§ What needs to be done
Quote all lines below exactly. Images stay out.

++++++++

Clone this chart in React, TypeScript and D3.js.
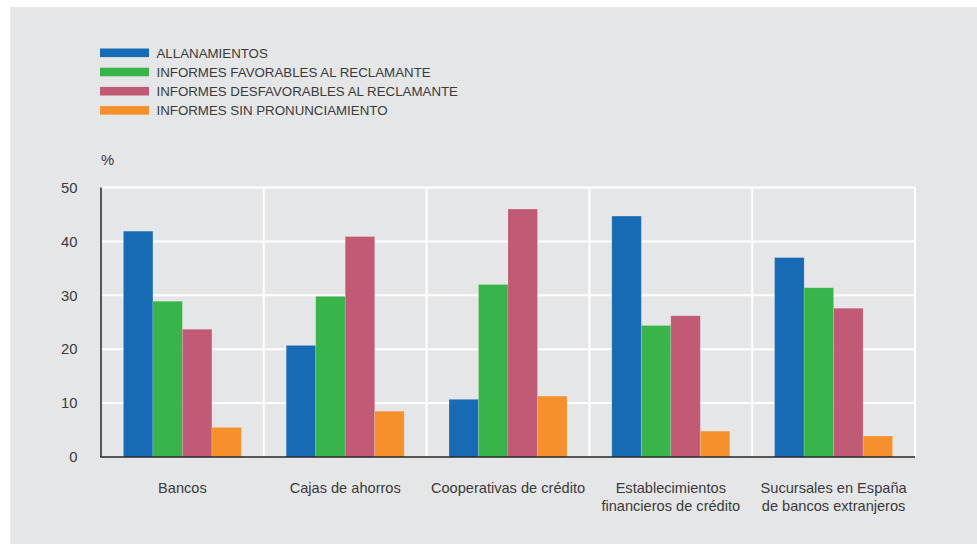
import React from "react";
import * as d3 from "d3";

const categories: string[][] = [
  ["Bancos"],
  ["Cajas de ahorros"],
  ["Cooperativas de crédito"],
  ["Establecimientos", "financieros de crédito"],
  ["Sucursales en España", "de bancos extranjeros"],
];

const seriesNames = [
  "ALLANAMIENTOS",
  "INFORMES FAVORABLES AL RECLAMANTE",
  "INFORMES DESFAVORABLES AL RECLAMANTE",
  "INFORMES SIN PRONUNCIAMIENTO",
];

const allanamientos = [41.9, 20.7, 10.7, 44.7, 37.0];
const favorables = [28.9, 29.8, 32.0, 24.4, 31.4];
const desfavorables = [23.7, 40.9, 46.0, 26.2, 27.6];
const sinPronunciamiento = [5.5, 8.5, 11.3, 4.8, 3.9];

const seriesValues = [allanamientos, favorables, desfavorables, sinPronunciamiento];
const seriesColors = ["#176bb4", "#38b44a", "#c05a75", "#f6902d"];

const yTicks = [0, 10, 20, 30, 40, 50];

const W = 977;
const H = 544;
const plot = { left: 101, right: 915, top: 187.5, bottom: 457 };
const FONT = "'Liberation Sans', Arial, Helvetica, sans-serif";
const TEXT = "#3a3a3a";

export default function App() {
  const catIdx = categories.map((_, i) => String(i));
  const x0 = d3.scaleBand<string>().domain(catIdx).range([plot.left, plot.right]).padding(0);
  const x1 = d3
    .scaleBand<string>()
    .domain(seriesNames)
    .range([0, x0.bandwidth()])
    .paddingInner(0)
    .paddingOuter(0.76);
  const y = d3.scaleLinear().domain([0, 50]).range([plot.bottom, plot.top]);

  const boundaries = catIdx.slice(1).map((c) => x0(c)!).concat([plot.right]);

  return (
    <svg
      width={W}
      height={H}
      style={{ position: "absolute", left: 0, top: 0, display: "block" }}
      fontFamily={FONT}
    >
      <rect x={0} y={0} width={W} height={H} fill="#ffffff" />
      <rect x={10} y={7} width={W - 10} height={H - 7} fill="#e5e6e8" />

      {/* legend */}
      {seriesNames.map((name, i) => (
        <g key={name} transform={`translate(100, ${48.5 + i * 19.2})`}>
          <rect x={0} y={0} width={49} height={8.6} fill={seriesColors[i]} />
          <text x={56.5} y={9.3} fontSize={13.3} fill={TEXT}>
            {name}
          </text>
        </g>
      ))}

      {/* gridlines */}
      {yTicks.slice(1).map((t) => (
        <line
          key={`h${t}`}
          x1={plot.left}
          x2={plot.right}
          y1={y(t)}
          y2={y(t)}
          stroke="#ffffff"
          strokeWidth={2}
        />
      ))}
      {boundaries.map((bx, i) => (
        <line
          key={`v${i}`}
          x1={bx}
          x2={bx}
          y1={plot.top}
          y2={plot.bottom}
          stroke="#ffffff"
          strokeWidth={2}
        />
      ))}

      {/* bars */}
      {categories.map((_, ci) => (
        <g key={ci} transform={`translate(${x0(String(ci))}, 0)`}>
          {seriesNames.map((s, si) => {
            const v = seriesValues[si][ci];
            return (
              <rect
                key={s}
                x={x1(s)!}
                y={y(v)}
                width={x1.bandwidth()}
                height={y(0) - y(v)}
                fill={seriesColors[si]}
                stroke="#ffffff"
                strokeOpacity={0.2}
                strokeWidth={0.8}
              />
            );
          })}
        </g>
      ))}

      {/* axes */}
      <line x1={plot.left} x2={plot.left} y1={plot.top} y2={plot.bottom} stroke="#262626" strokeWidth={1.5} />
      <line x1={plot.left - 0.75} x2={plot.right} y1={plot.bottom} y2={plot.bottom} stroke="#262626" strokeWidth={1.6} />

      {yTicks.map((t) => (
        <text key={`yt${t}`} x={77.5} y={y(t) + 5.2} fontSize={14.8} fill={TEXT} textAnchor="end">
          {t}
        </text>
      ))}
      <text x={101} y={165} fontSize={14.8} fill={TEXT}>
        %
      </text>

      {categories.map((lines, ci) => (
        <text
          key={`xl${ci}`}
          x={x0(String(ci))! + x0.bandwidth() / 2}
          y={493}
          fontSize={14.6}
          fill={TEXT}
          textAnchor="middle"
        >
          {lines.map((ln, li) => (
            <tspan key={li} x={x0(String(ci))! + x0.bandwidth() / 2} dy={li === 0 ? 0 : 17.5}>
              {ln}
            </tspan>
          ))}
        </text>
      ))}
    </svg>
  );
}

++++++++

§ Written response
Clone this chart in React, TypeScript and D3.js.
import React from "react";
import * as d3 from "d3";

const categories: string[][] = [
  ["Bancos"],
  ["Cajas de ahorros"],
  ["Cooperativas de crédito"],
  ["Establecimientos", "financieros de crédito"],
  ["Sucursales en España", "de bancos extranjeros"],
];

const seriesNames = [
  "ALLANAMIENTOS",
  "INFORMES FAVORABLES AL RECLAMANTE",
  "INFORMES DESFAVORABLES AL RECLAMANTE",
  "INFORMES SIN PRONUNCIAMIENTO",
];

const allanamientos = [41.9, 20.7, 10.7, 44.7, 37.0];
const favorables = [28.9, 29.8, 32.0, 24.4, 31.4];
const desfavorables = [23.7, 40.9, 46.0, 26.2, 27.6];
const sinPronunciamiento = [5.5, 8.5, 11.3, 4.8, 3.9];

const seriesValues = [allanamientos, favorables, desfavorables, sinPronunciamiento];
const seriesColors = ["#176bb4", "#38b44a", "#c05a75", "#f6902d"];

const yTicks = [0, 10, 20, 30, 40, 50];

const W = 977;
const H = 544;
const plot = { left: 101, right: 915, top: 187.5, bottom: 457 };
const FONT = "'Liberation Sans', Arial, Helvetica, sans-serif";
const TEXT = "#3a3a3a";

export default function App() {
  const catIdx = categories.map((_, i) => String(i));
  const x0 = d3.scaleBand<string>().domain(catIdx).range([plot.left, plot.right]).padding(0);
  const x1 = d3
    .scaleBand<string>()
    .domain(seriesNames)
    .range([0, x0.bandwidth()])
    .paddingInner(0)
    .paddingOuter(0.76);
  const y = d3.scaleLinear().domain([0, 50]).range([plot.bottom, plot.top]);

  const boundaries = catIdx.slice(1).map((c) => x0(c)!).concat([plot.right]);

  return (
    <svg
      width={W}
      height={H}
      style={{ position: "absolute", left: 0, top: 0, display: "block" }}
      fontFamily={FONT}
    >
      <rect x={0} y={0} width={W} height={H} fill="#ffffff" />
      <rect x={10} y={7} width={W - 10} height={H - 7} fill="#e5e6e8" />

      {/* legend */}
      {seriesNames.map((name, i) => (
        <g key={name} transform={`translate(100, ${48.5 + i * 19.2})`}>
          <rect x={0} y={0} width={49} height={8.6} fill={seriesColors[i]} />
          <text x={56.5} y={9.3} fontSize={13.3} fill={TEXT}>
            {name}
          </text>
        </g>
      ))}

      {/* gridlines */}
      {yTicks.slice(1).map((t) => (
        <line
          key={`h${t}`}
          x1={plot.left}
          x2={plot.right}
          y1={y(t)}
          y2={y(t)}
          stroke="#ffffff"
          strokeWidth={2}
        />
      ))}
      {boundaries.map((bx, i) => (
        <line
          key={`v${i}`}
          x1={bx}
          x2={bx}
          y1={plot.top}
          y2={plot.bottom}
          stroke="#ffffff"
          strokeWidth={2}
        />
      ))}

      {/* bars */}
      {categories.map((_, ci) => (
        <g key={ci} transform={`translate(${x0(String(ci))}, 0)`}>
          {seriesNames.map((s, si) => {
            const v = seriesValues[si][ci];
            return (
              <rect
                key={s}
                x={x1(s)!}
                y={y(v)}
                width={x1.bandwidth()}
                height={y(0) - y(v)}
                fill={seriesColors[si]}
                stroke="#ffffff"
                strokeOpacity={0.2}
                strokeWidth={0.8}
              />
            );
          })}
        </g>
      ))}

      {/* axes */}
      <line x1={plot.left} x2={plot.left} y1={plot.top} y2={plot.bottom} stroke="#262626" strokeWidth={1.5} />
      <line x1={plot.left - 0.75} x2={plot.right} y1={plot.bottom} y2={plot.bottom} stroke="#262626" strokeWidth={1.6} />

      {yTicks.map((t) => (
        <text key={`yt${t}`} x={77.5} y={y(t) + 5.2} fontSize={14.8} fill={TEXT} textAnchor="end">
          {t}
        </text>
      ))}
      <text x={101} y={165} fontSize={14.8} fill={TEXT}>
        %
      </text>

      {categories.map((lines, ci) => (
        <text
          key={`xl${ci}`}
          x={x0(String(ci))! + x0.bandwidth() / 2}
          y={493}
          fontSize={14.6}
          fill={TEXT}
          textAnchor="middle"
        >
          {lines.map((ln, li) => (
            <tspan key={li} x={x0(String(ci))! + x0.bandwidth() / 2} dy={li === 0 ? 0 : 17.5}>
              {ln}
            </tspan>
          ))}
        </text>
      ))}
    </svg>
  );
}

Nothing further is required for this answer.